The sum is that the Chase Sapphire Preferred Damage Waiver isn’t primary, which means your primary insurance will kick in (plus whatever deductible you’d have to pay) before your Chase Sapphire Preferred covers the accident. If you are uninsured, this becomes your primary insurance and you pay $0.
I got a question asking about the Chase Ink cards–the yearly-fee business versions.
I’ve (luckily!) not had personal experience with making a claim on the Chase Ink Card, but there’s two ways to look at it.
If you are traveling for personal reasons (non-business), it will be secondary, like the Chase Sapphire. Your primary insurance will kick in first. (The exception to this is international travel. The Chase Ink will be your primary if you are outside of your country of residence).
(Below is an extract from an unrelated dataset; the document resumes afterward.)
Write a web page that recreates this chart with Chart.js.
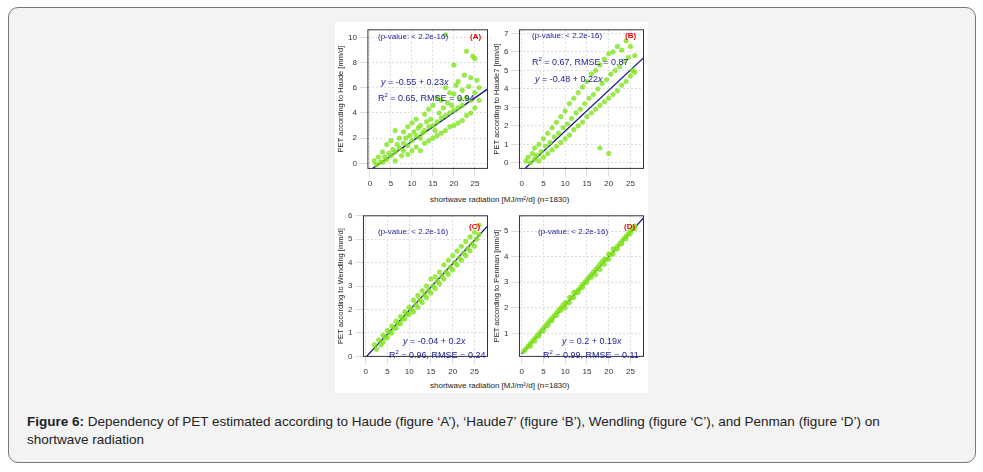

If you are traveling for business reasons, congrats! It is primary coverage. What this means is, if you damage your rental car, you are covered (with exceptions including passenger vans and really expensive premium cars). You must waive the rental car’s damage waiver insurance for this to take effect.
Your insurance won’t get contacted and you won’t have to pay a deductible. Please note this is only for damage to your rental car. It does not cover damages to other people’s cars. You need liability covered either through your insurer or rental car agency to cover that.
Traveling for business purposes means “primarily for business,” so if you decide to pop over to a friend’s house during a business trip, that personal leg of your trip shouldn’t be excluded. (As always, read all the details, YMMV, and make sure you know all the rules before you use any rental car insurance.)